- TASK REQUIREMENTS
Starting at the first line of the data, print each line verbatim up to and including the line bearing "YAxis, ReferenceDot, Legend", omitting pictures.

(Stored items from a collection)
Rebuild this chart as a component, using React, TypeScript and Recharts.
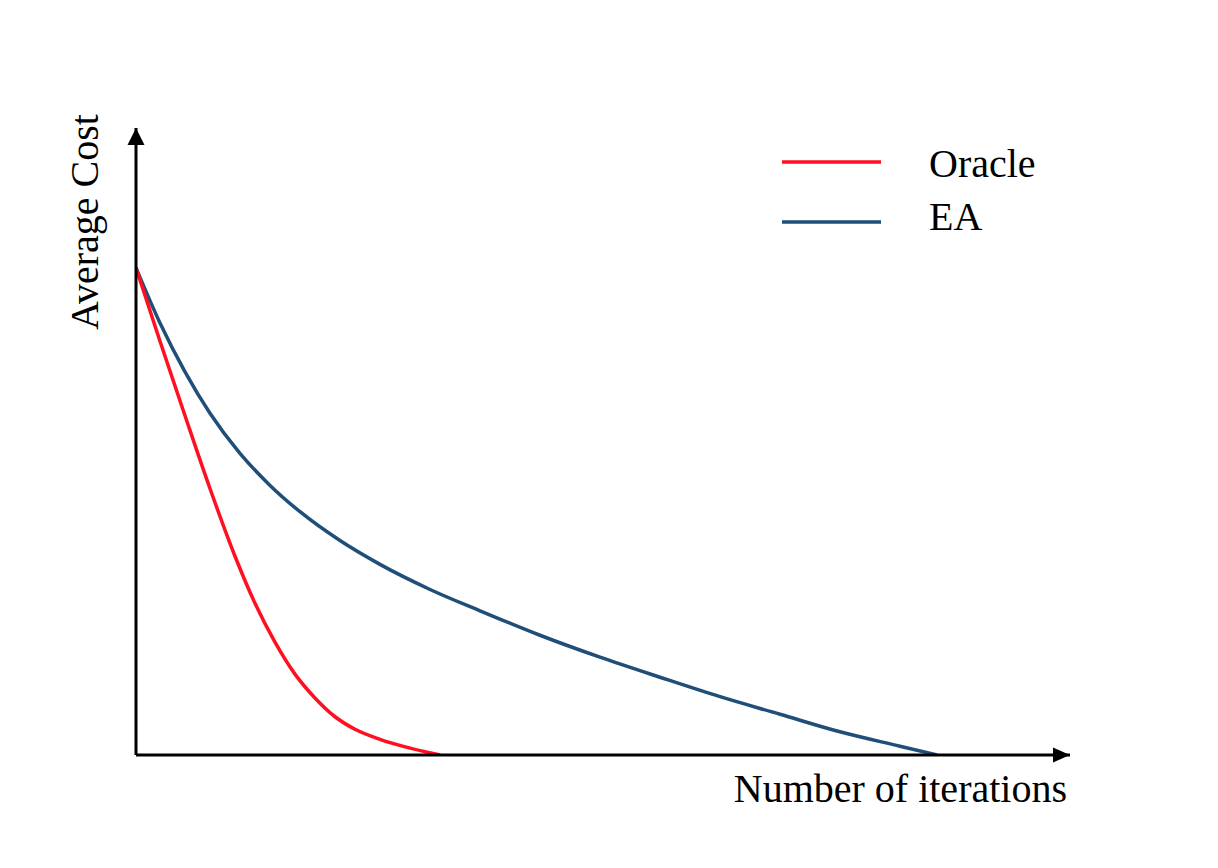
import { LineChart, Line, XAxis, YAxis, ReferenceDot, Legend } from 'recharts'

// values (x: iterations 0-100, y: cost 0-100)
const oracleX = [0, 2.57, 5.25, 7.92, 10.6, 12.74, 14.88, 17.02, 19.16, 21.31, 23.45, 26.12, 29.34, 32.55]
const oracleY = [77.7, 66.0, 54.1, 42.5, 31.7, 24.2, 18.0, 12.9, 9.1, 6.1, 4.1, 2.5, 1.1, 0]
const eaX = [0, 2.57, 5.25, 7.92, 11.13, 14.35, 17.56, 21.84, 26.12, 31.48, 36.83, 43.25, 49.68, 56.1, 62.53, 68.95, 75.37, 81.8, 85.76]
const eaY = [77.7, 68.9, 61.1, 54.5, 48.1, 43.0, 38.8, 34.2, 30.4, 26.4, 23.0, 19.1, 15.6, 12.4, 9.3, 6.5, 3.7, 1.4, 0]

const seriesNames = ['Oracle', 'EA']
const seriesColors = ['#FF0F1F', '#1F4E79']
const xLabel = 'Number of iterations'
const yLabel = 'Average Cost'

const oracleData = oracleX.map((x, i) => ({ x, y: oracleY[i] }))
const eaData = eaX.map((x, i) => ({ x, y: eaY[i] }))

const font = "'Liberation Serif', 'Times New Roman', serif"

const RightArrow = (props: any) => {
  const { cx, cy } = props
  return <path d={`M${cx},${cy} L${cx - 17},${cy - 7.5} L${cx - 17},${cy + 7.5} Z`} fill="#000" />
}

const UpArrow = (props: any) => {
  const { cx, cy } = props
  return <path d={`M${cx},${cy} L${cx - 8.5},${cy + 17} L${cx + 8.5},${cy + 17} Z`} fill="#000" />
}

const LegendBox = () => (
  <svg width={300} height={120}>
    {seriesNames.map((name, i) => (
      <g key={name}>
        <line x1={12} x2={111} y1={32 + i * 60} y2={32 + i * 60} stroke={seriesColors[i]} strokeWidth={3.5} />
        <text x={159} y={47 + i * 53} fontFamily={font} fontSize={40} fill="#000">
          {name}
        </text>
      </g>
    ))}
  </svg>
)

export default function App() {
  return (
    <div style={{ position: 'absolute', left: 0, top: 0, background: '#fff' }}>
      <LineChart width={1218} height={868} margin={{ top: 128, right: 148, bottom: 112, left: 135 }}>
        <XAxis
          type="number"
          dataKey="x"
          domain={[0, 100]}
          height={1}
          tick={false}
          tickLine={false}
          axisLine={{ stroke: '#000', strokeWidth: 3 }}
          allowDataOverflow
          label={(p: any) => {
            const vb = p.viewBox
            return (
              <text x={vb.x + vb.width - 3} y={vb.y + 47} textAnchor="end" fontFamily={font} fontSize={40} fill="#000">
                {xLabel}
              </text>
            )
          }}
        />
        <YAxis
          type="number"
          dataKey="y"
          domain={[0, 100]}
          width={1}
          tick={false}
          tickLine={false}
          axisLine={{ stroke: '#000', strokeWidth: 3 }}
          allowDataOverflow
          label={(p: any) => {
            const vb = p.viewBox
            const cx = vb.x + vb.width - 38
            const cy = 222
            return (
              <text
                x={cx}
                y={cy}
                transform={`rotate(-90 ${cx} ${cy})`}
                textAnchor="middle"
                fontFamily={font}
                fontSize={40}
                fill="#000"
              >
                {yLabel}
              </text>
            )
          }}
        />
        <Legend
          layout="horizontal"
          align="center"
          verticalAlign="middle"
          wrapperStyle={{ position: 'absolute', left: 770, top: 130, width: 300, height: 120 }}
          content={() => <LegendBox />}
        />
        <Line
          data={eaData}
          dataKey="y"
          name={seriesNames[1]}
          type="monotone"
          stroke={seriesColors[1]}
          strokeWidth={3.5}
          dot={false}
          isAnimationActive={false}
        />
        <Line
          data={oracleData}
          dataKey="y"
          name={seriesNames[0]}
          type="monotone"
          stroke={seriesColors[0]}
          strokeWidth={3.5}
          dot={false}
          isAnimationActive={false}
        />
        <ReferenceDot x={100} y={0} ifOverflow="visible" shape={RightArrow} />
        <ReferenceDot x={0} y={100} ifOverflow="visible" shape={UpArrow} />
      </LineChart>
    </div>
  )
}
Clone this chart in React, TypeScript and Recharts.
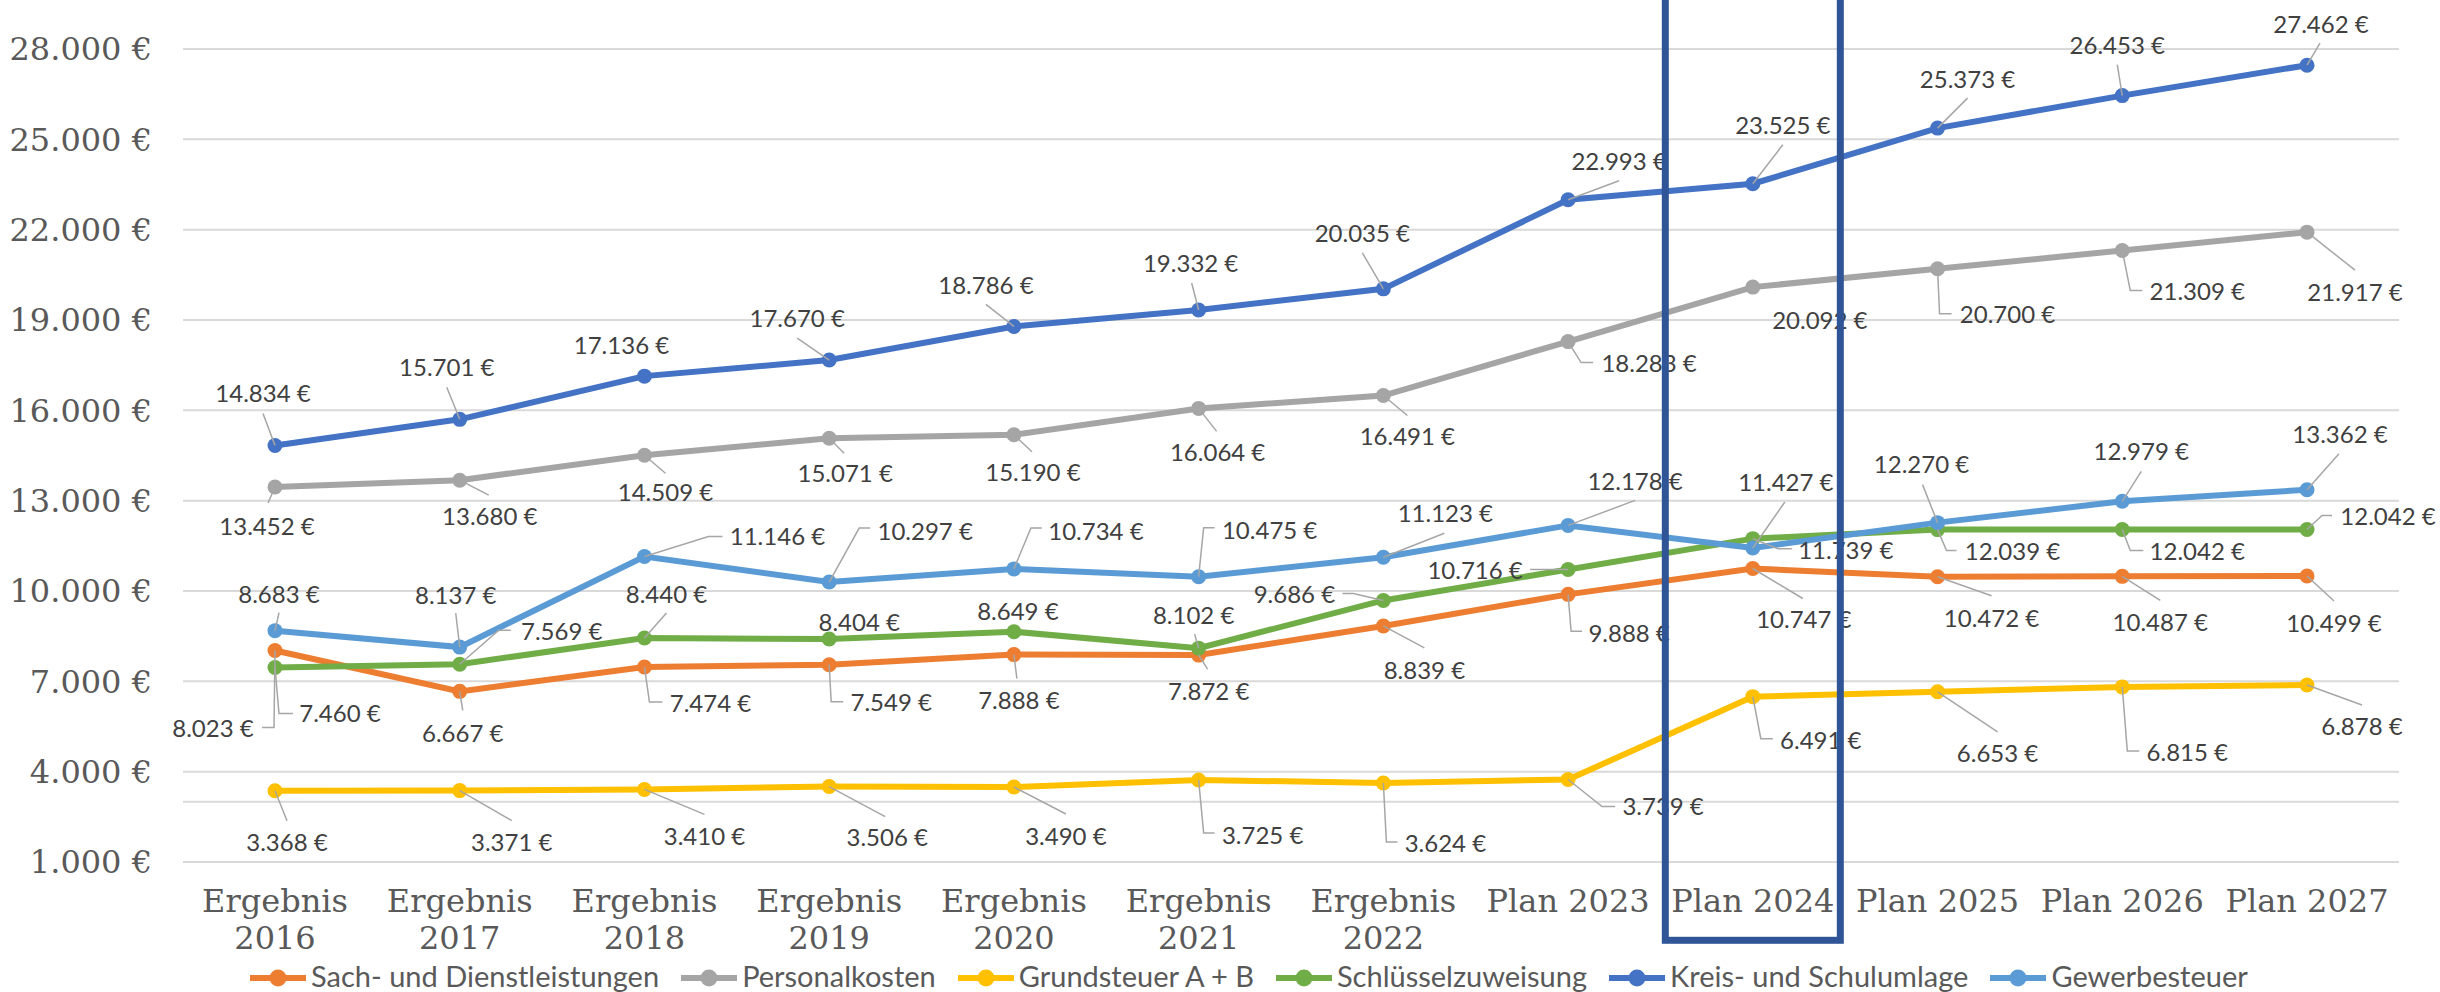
import React from 'react';
import {
  LineChart,
  Line,
  XAxis,
  YAxis,
  CartesianGrid,
  Legend,
  ReferenceArea,
  ReferenceLine,
  LabelList,
} from 'recharts';

// ---------- data ----------
const categories = [
  'Ergebnis 2016',
  'Ergebnis 2017',
  'Ergebnis 2018',
  'Ergebnis 2019',
  'Ergebnis 2020',
  'Ergebnis 2021',
  'Ergebnis 2022',
  'Plan 2023',
  'Plan 2024',
  'Plan 2025',
  'Plan 2026',
  'Plan 2027',
];

const sachUndDienstleistungen = [8023, 6667, 7474, 7549, 7888, 7872, 8839, 9888, 10747, 10472, 10487, 10499];
const personalkosten = [13452, 13680, 14509, 15071, 15190, 16064, 16491, 18283, 20092, 20700, 21309, 21917];
const grundsteuer = [3368, 3371, 3410, 3506, 3490, 3725, 3624, 3739, 6491, 6653, 6815, 6878];
const schluesselzuweisung = [7460, 7569, 8440, 8404, 8649, 8102, 9686, 10716, 11739, 12039, 12042, 12042];
const kreisUndSchulumlage = [14834, 15701, 17136, 17670, 18786, 19332, 20035, 22993, 23525, 25373, 26453, 27462];
const gewerbesteuer = [8683, 8137, 11146, 10297, 10734, 10475, 11123, 12178, 11427, 12270, 12979, 13362];

const yTicks = [1000, 4000, 7000, 10000, 13000, 16000, 19000, 22000, 25000, 28000];
const highlightCategory = 'Plan 2024';

// ---------- label layout (offset of label from its point, then leader-line points, px) ----------
const sachLayout = [
  [-62, 78, -13, 77, -1, 77],
  [3, 42, 3, 19],
  [66, 36, 18, 35, 5, 35],
  [62, 38, 14, 37, 2, 37],
  [5, 46, 3, 24],
  [10, 36, 9, 14],
  [41, 44, 41, 22],
  [61, 39, 14, 37, 3, 37],
  [51, 51, 50, 30],
  [54, 42, 54, 19],
  [38, 46, 38, 24],
  [27, 47, 27, 25],
];
const personalLayout = [
  [-8, 39, -7, 16],
  [30, 36, 29, 15],
  [21, 37, 21, 18],
  [16, 35, 15, 15],
  [19, 38, 18, 17],
  [19, 44, 18, 23],
  [24, 41, 24, 20],
  [81, 22, 25, 21, 13, 21],
  [67, 33],
  [70, 46, 14, 45, 2, 45],
  [75, 41, 20, 40, 8, 40],
  [48, 60, 48, 38],
];
const grundLayout = [
  [12, 52, 12, 30],
  [52, 52, 52, 30],
  [60, 47, 60, 25],
  [58, 51, 56, 30],
  [52, 49, 52, 27],
  [64, 55, 16, 53, 5, 53],
  [62, 60, 14, 59, 3, 59],
  [95, 27, 47, 27, 34, 27],
  [68, 44, 20, 42, 8, 42],
  [60, 62, 60, 40],
  [65, 65, 17, 64, 5, 64],
  [55, 41, 55, 20],
];
const schluesselLayout = [
  [65, 46, 18, 46, 4, 46],
  [102, -33, 51, -34, 39, -34],
  [22, -44, 22, -25],
  [30, -17],
  [4, -20],
  [-5, -33, -4, -14],
  [-89, -6, -41, -7, -30, -7],
  [-93, 1, -38, 0],
  [93, 12, 39, 10, 25, 10],
  [75, 22, 19, 21, 9, 21],
  [75, 22, 21, 21, 8, 21],
  [81, -13, 25, -14, 15, -14],
];
const kreisLayout = [
  [-12, -52, -12, -32],
  [-13, -52, -13, -32],
  [-23, -31],
  [-32, -42, -32, -22],
  [-28, -41, -28, -22],
  [-8, -47, -7, -27],
  [-21, -55, -21, -36],
  [51, -38, 51, -19],
  [30, -58, 30, -39],
  [30, -49, 30, -30],
  [-5, -50, -5, -31],
  [14, -41, 13, -22],
];
const gewerbeLayout = [
  [4, -36, 4, -18],
  [-4, -52, -4, -34],
  [133, -20, 78, -20, 64, -20],
  [96, -51, 41, -54, 30, -54],
  [82, -38, 28, -41, 17, -41],
  [71, -46, 16, -49, 5, -49],
  [62, -44, 61, -24],
  [67, -44, 67, -25],
  [33, -66, 32, -46],
  [-16, -58, -15, -38],
  [19, -50, 19, -30],
  [33, -55, 32, -36],
];

const series = [
  { key: 'sach', name: 'Sach- und Dienstleistungen', color: '#ED7D31', values: sachUndDienstleistungen, layout: sachLayout },
  { key: 'personal', name: 'Personalkosten', color: '#A5A5A5', values: personalkosten, layout: personalLayout },
  { key: 'grund', name: 'Grundsteuer A + B', color: '#FFC000', values: grundsteuer, layout: grundLayout },
  { key: 'schluessel', name: 'Schlüsselzuweisung', color: '#70AD47', values: schluesselzuweisung, layout: schluesselLayout },
  { key: 'kreis', name: 'Kreis- und Schulumlage', color: '#4472C4', values: kreisUndSchulumlage, layout: kreisLayout },
  { key: 'gewerbe', name: 'Gewerbesteuer', color: '#5B9BD5', values: gewerbesteuer, layout: gewerbeLayout },
];

const rows = categories.map((cat, i) => {
  const r: Record<string, any> = { cat };
  series.forEach((s) => {
    r[s.key] = s.values[i];
  });
  return r;
});

const fmt = (v: number) => String(Math.round(v)).replace(/\B(?=(\d{3})+(?!\d))/g, '.') + ' €';

const LABEL_FONT = 'Lato, "Noto Sans", sans-serif';
const AXIS_FONT = '"DejaVu Serif", serif';

const makeLabel = (layout: number[][]) => (props: any) => {
  const x = props.x ?? props.viewBox?.x;
  const y = props.y ?? props.viewBox?.y;
  const index = props.index;
  const spec = layout[index];
  if (x == null || y == null || !spec) return null;
  const [dx, dy, ...lead] = spec;
  const pts: string[] = [];
  for (let i = 0; i + 1 < lead.length; i += 2) pts.push(`${x + lead[i]},${y + lead[i + 1]}`);
  if (pts.length) pts.push(`${x},${y}`);
  return (
    <g>
      {pts.length > 0 && (
        <polyline points={pts.join(' ')} fill="none" stroke="#A6A6A6" strokeWidth={1.5} />
      )}
      <text
        x={x + dx}
        y={y + dy}
        dy="0.36em"
        textAnchor="middle"
        fill="#404040"
        fontFamily={LABEL_FONT}
        fontSize={24}
      >
        {fmt(props.value)}
      </text>
    </g>
  );
};

const XTick = (props: any) => {
  const { x, y, payload } = props;
  const v: string = String(payload.value);
  const lines = v.startsWith('Ergebnis ') ? ['Ergebnis', v.slice(9)] : [v];
  return (
    <text x={x} y={y + 50} textAnchor="middle" fill="#595959" fontFamily={AXIS_FONT} fontSize={32}>
      {lines.map((t, i) => (
        <tspan key={i} x={x} dy={i === 0 ? 0 : 36.7}>
          {t}
        </tspan>
      ))}
    </text>
  );
};

const LegendContent = () => (
  <div
    style={{
      display: 'flex',
      justifyContent: 'flex-start',
      alignItems: 'center',
      paddingLeft: 250,
      fontFamily: LABEL_FONT,
      fontSize: 29,
      lineHeight: '30px',
      color: '#595959',
      whiteSpace: 'nowrap',
    }}
  >
    {series.map((s, i) => (
      <div key={s.key} style={{ display: 'flex', alignItems: 'center', marginLeft: i === 0 ? 0 : 22 }}>
        <svg width={56} height={20} style={{ marginRight: 5, marginTop: 4 }}>
          <line x1={0} y1={10} x2={56} y2={10} stroke={s.color} strokeWidth={6} />
          <circle cx={28} cy={10} r={8.5} fill={s.color} />
        </svg>
        <span>{s.name}</span>
      </div>
    ))}
  </div>
);

export default function App() {
  return (
    <div style={{ width: 2440, height: 992, position: 'relative', background: '#fff', overflow: 'hidden' }}>
      <style>{'body{margin:0;}'}</style>
      <LineChart width={2440} height={992} data={rows} margin={{ top: 49, right: 41, bottom: 0, left: 0 }}>
        <CartesianGrid vertical={false} stroke="#D9D9D9" strokeWidth={2} />
        <ReferenceLine y={3000} stroke="#D9D9D9" strokeWidth={2} />
        <XAxis
          dataKey="cat"
          interval={0}
          axisLine={false}
          tickLine={false}
          tickSize={0}
          tickMargin={0}
          height={130}
          padding={{ left: 92, right: 92 }}
          tick={<XTick />}
        />
        <YAxis
          width={183}
          domain={[1000, 28000]}
          ticks={yTicks}
          interval={0}
          axisLine={false}
          tickLine={false}
          tickSize={0}
          tickMargin={31}
          tickFormatter={fmt}
          tick={{ fill: '#595959', fontSize: 32, fontFamily: AXIS_FONT }}
        />
        {series.map((s) => (
          <Line
            key={s.key}
            dataKey={s.key}
            name={s.name}
            stroke={s.color}
            strokeWidth={6}
            dot={{ r: 7.5, fill: s.color, stroke: s.color, strokeWidth: 0 }}
            activeDot={false}
            isAnimationActive={false}
          >
            <LabelList dataKey={s.key} content={makeLabel(s.layout)} />
          </Line>
        ))}
        <Legend
          layout="horizontal"
          verticalAlign="middle"
          align="center"
          wrapperStyle={{ top: 961, left: 0, width: 2440 }}
          content={<LegendContent />}
        />
        <ReferenceArea
          x1={highlightCategory}
          x2={highlightCategory}
          y1={-1600}
          y2={30500}
          ifOverflow="visible"
          zIndex={3000}
          shape={(p: any) => (
            <rect
              x={p.x - 87.5}
              y={p.y}
              width={175}
              height={p.height}
              fill="none"
              stroke="#2F5597"
              strokeWidth={7}
            />
          )}
        />
      </LineChart>
    </div>
  );
}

- RESPONSE TO THIS TASK
Rebuild this chart as a component, using React, TypeScript and Recharts.
import { LineChart, Line, XAxis, YAxis, ReferenceDot, Legend } from 'recharts'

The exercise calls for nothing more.